Effects of discharge-to-submergence ratio on evolution of air-core vortex

An air-core vortex is generated in a tidal power station when the discharge increases or the submergence decreases at the intake. To better understand the complex evolution of the air-core vortex, we conduct high-fidelity coupled level-set and volume-of-fluid and wall-modeled large-eddy simulations for various ratios of discharge and submergence. We characterize the air-core vortex evolution process into two stages: the inception stage and the propagation stage.
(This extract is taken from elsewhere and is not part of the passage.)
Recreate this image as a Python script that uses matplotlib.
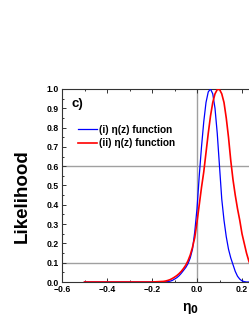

Our results show that the streamwise and spanwise velocity fluctuations exhibit similar distributions and temporal evolutions and are responsible for generating asymmetrical flow transitioned from a completely symmetrical pattern in the inception stage. The turbulence quadrant decomposition analysis in the confluence region quantifies the velocity fluctuation signal and Reynolds shear stress distribution. Under a specific Reynolds shear stress distribution, eddies converge and evolve into a main vortex. We introduce a vortex burst index to quantitatively characterize the contribution of the Reynolds shear stress to the main vortex evolution. The vortex burst index is positively correlated with the discharge-to-submergence ratio. In the propagation stage, the enstrophy stretching mechanism dominates the air-vortex evolution. The tilting terms nearly cancel each other because of the similar tangential velocity distribution in the axial direction. The results show that the increase in the discharge-to-submergence ratio accelerates the formation of the air-core vortex, owing to the increase in the vertical velocity gradient and the enhancement of the stretching effect.